Suppose you don’t live in a rural area or near a municipal greenbelt? As noted above, city dwellers can glean/forage, too. In fact, other databases are set up to help you find food:

  • Fallen Fruit (different from Falling Fruit, above) features maps of “food resources” in the Los Angeles area.
  • Not Far From the Tree, a Toronto-based organization, gets volunteers to pick fruit that would otherwise go to waste; if you help, you’ll get a share.
  • Urban Edibles lists gleanable fruits, berries and nuts in Portland, Ore.
  • Village Harvest lists gleaning programs in nine U.S. states and one Canadian province.

Keep safety in mind when it comes to food gathering. When it comes to wild plants, make sure you know the difference between edible plants and any potentially poisonous look-alikes. Huffstetler suggests getting a copy of “The Complete Guide to Edible Wild Plants,” published by the Department of the Army.

In addition, some regional naturalists publish books about what’s safe to eat; check your library. No matter which book(s) you choose, keep in mind that you can’t memorize them all in a short time. Nor should you try. Instead, get to know a few plants very, very well, and gradually add others.

If picking from a neighbor’s yard, remember to ask about those herbicides and pesticides. Don’t forage close to roadsides or in areas contaminated by animal feces.

Be a good citizen, too. Suppose a plum tree branch overhangs an alley fence or a public sidewalk. Can you help yourself? Maybe. But check local laws. Even if it’s legal to pick from the branch in the public right of way, make sure you don’t step on private property without permission.

A big money-saver

However, some people are only too glad to share. Last year my life partner and I noticed a gigantic stand of rhubarb in a neighbor’s yard. When we complimented the homeowner, he urged us to take as much as we wanted. We harvested some 20 pounds – a fraction of what was available – and later dropped off a jar of raspberry-rhubarb jam as a thank-you.

About those raspberries: My niece and I picked them along a bike path here in Anchorage. Apparently they’d jumped the fence from a couple of nearby homes. During a recent walk along a different path I noticed two more likely patches.
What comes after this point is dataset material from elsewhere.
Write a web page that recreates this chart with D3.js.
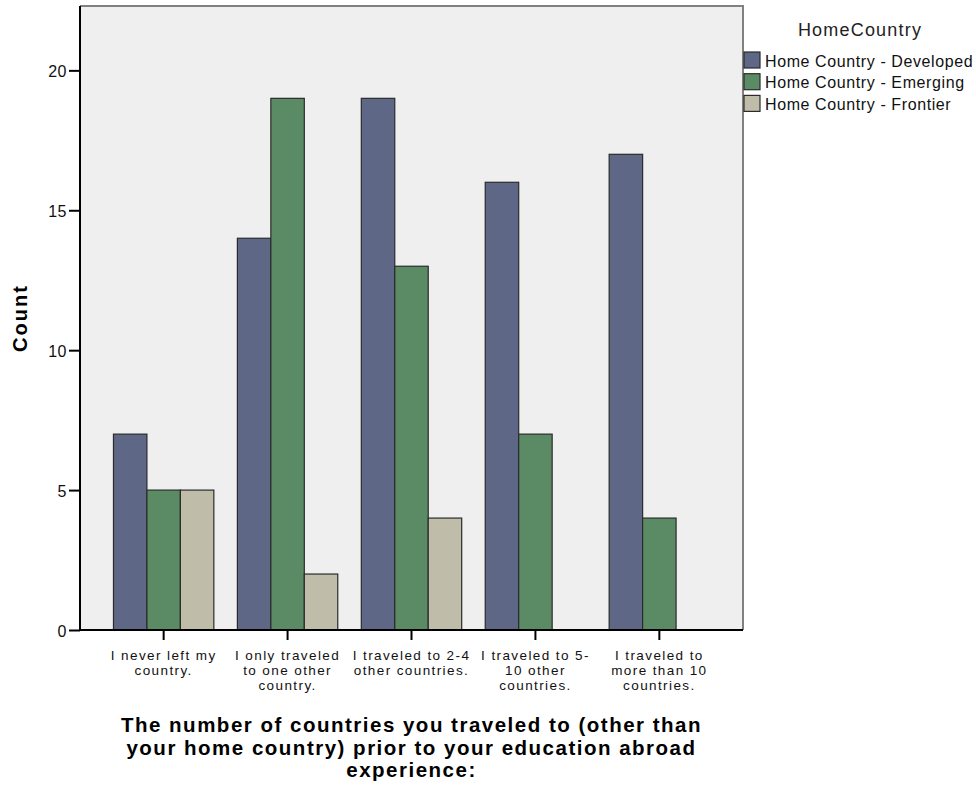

You bet I’ll be back. Have you priced fresh raspberries lately?

Last weekend my partner and I went back to Rhubarb Dude’s house, planning to leave a note asking if we could glean once more. We also took another jar of homemade jam, some bags and a couple of knives in case he was home. He was, and once again he said, “Help yourselves.”

We hauled home 15 pounds of stalks – and yeah, we may take him up on his offer to come back again. At the supermarket that rhubarb would have cost us almost $45.

Best practices

Gleaning/foraging can save you money, too, so pay attention. Hear a co-worker moaning about surplus zucchini? Notice neighborhood lawns littered with dropped fruit? Offer to take some zooks off the gardener’s hands. Leave a note asking the homeowner if you could harvest some of the apparently unwanted food.

Some homeowners might be delighted to have you take those apples or plums, as they attract insects and muck up mowers. But some might be too worried about liability to let strangers on their properties. You need to respect that.

You also need to stay off “vacant” lots or wooded areas unless you have explicit permission to be there. In fact, it may be illegal to forage if the land is owned by the local, state or federal government.

I’ve had some luck with The Freecycle Network, by putting in my own notices (“Got excess fruit?”) and by lucking into ads from homeowners. If someone advertises “plum trees ripe, come take all you want,” who am I to say no?

That man was absolutely delighted that I brought along a jar of my homemade blackberry jam. Although it’s not mandatory, offering a little something in return – some zucchini bread, an hour of weeding – might help get you in the door.

Finally, don’t take more than you can use. Food that rots in your fridge is food that other gleaners/foragers might have been able to use. As your co-worker already knows, there really is such a thing as too much zucchini.